The Biden administration and many on both sides of the aisle in Congress have a high level of distrust toward MBS and hold him responsible for the savage murder of Washington Post journalist Jamal Khashoggi. They also recall Saudi vows that if Iran gets the bomb they’ll want one, too.

Specifically, a defense treaty would require two-thirds Senate approval, which is highly unlikely given widespread views of the homicidal prince and the kingdom for their abysmal human-rights record, for their unreliability and for keeping gas prices high at the pumps. Netanyahu, with his diminished standing, would not be an effective lobbyist for the Saudi cause.

Both Netanyahu and MBS are said to be concerned that if the next president is a Republican, that person might be averse to delivering on Biden’s commitments.

There’s also a Saudi succession issue. MBS is the de facto ruler because his ailing father, King Salman, 87, reportedly has Alzheimer’s and succession could be tumultuous since the ruthless heir has made many enemies in his brutal climb to the top.

The Palestinians are the big losers. Few believe MBS is sincere about demanding recognition of Palestinian statehood any more than the signers of the Abraham Accords were.

When Bibi was asked by Bloomberg News what was being said about the Palestinians in his discussions with the Saudis and other Arab leaders, he replied, “A lot less than you think.”

The Palestinian Authority is weak, corrupt and ineffective. Its leader, Mahmoud Abbas is 87, in poor health, in the 18th year of a four-year term and refusing to pick a successor. His maximalist demands on Israel have led many to believe he is more interested in victimhood than statehood.

There is a price for being left out. Once the Saudis make peace with Israel, Palestinians will have lost their remaining leverage. Anger and frustration will only grow as they feel ignored and neglected by both Israel and their Arab brethren.

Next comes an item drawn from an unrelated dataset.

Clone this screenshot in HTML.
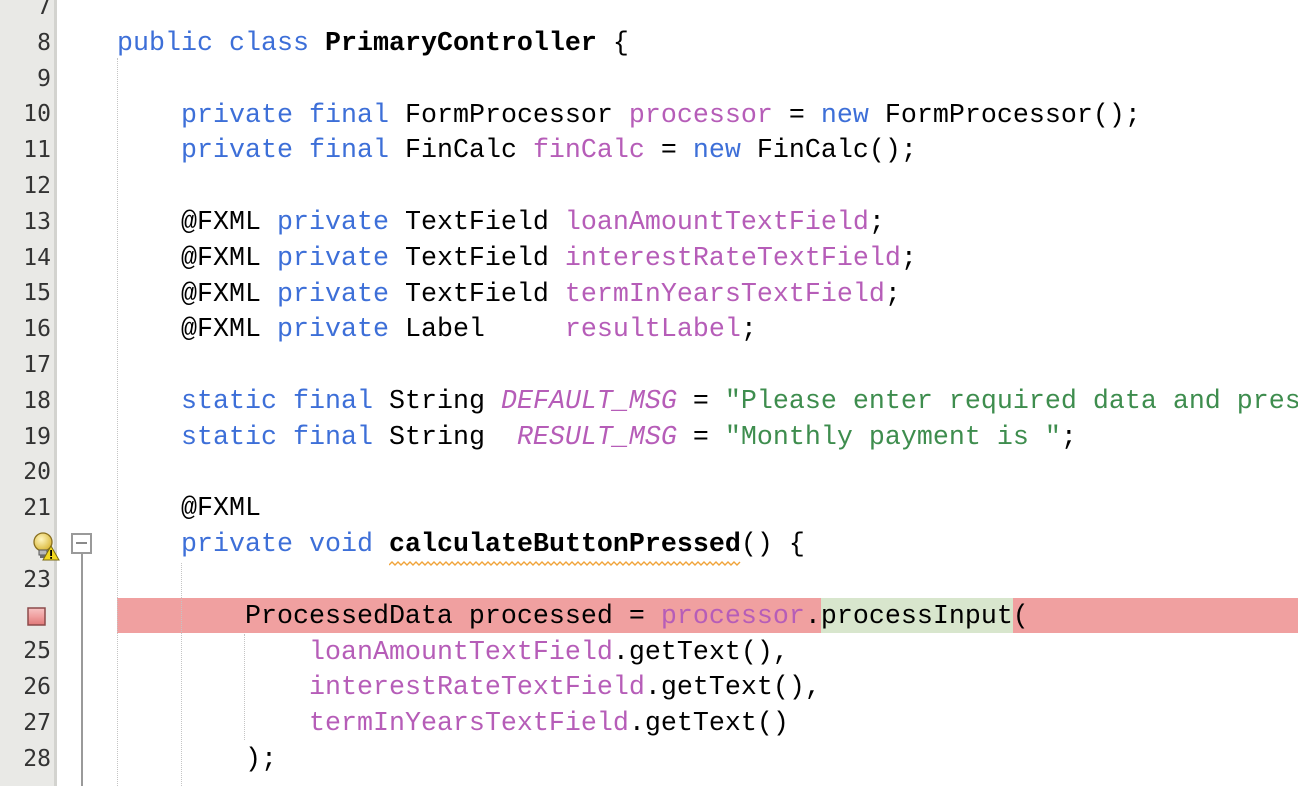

Israelis will be the most convenient targets and the result could be greater violence. 

An unintended consequence would be to validate the extremists on both sides of the conflict, Hamas and Iranian proxy terrorists, and hardliners in the Netanyahu government who will press to stiffen their repression and opposition to any concessions to improve quality of life in the West Bank.

Don’t expect to see an Israeli flag flying over an embassy in Riyadh any time soon, but the intelligence and security cooperation will continue to grow and there will be more and more Israeli and Saudi businesspeople traveling between the two countries, and then the ultimate sign of acceptance – tourists.

Peace with Saudi Arabia may end the Arab-Israeli conflict, as Netanyahu has said, and if he has his way it will also end hopes for Palestinian statehood.

The writer is a Washington-based journalist, consultant, lobbyist, and former American Israel Public Affairs Committee legislative director.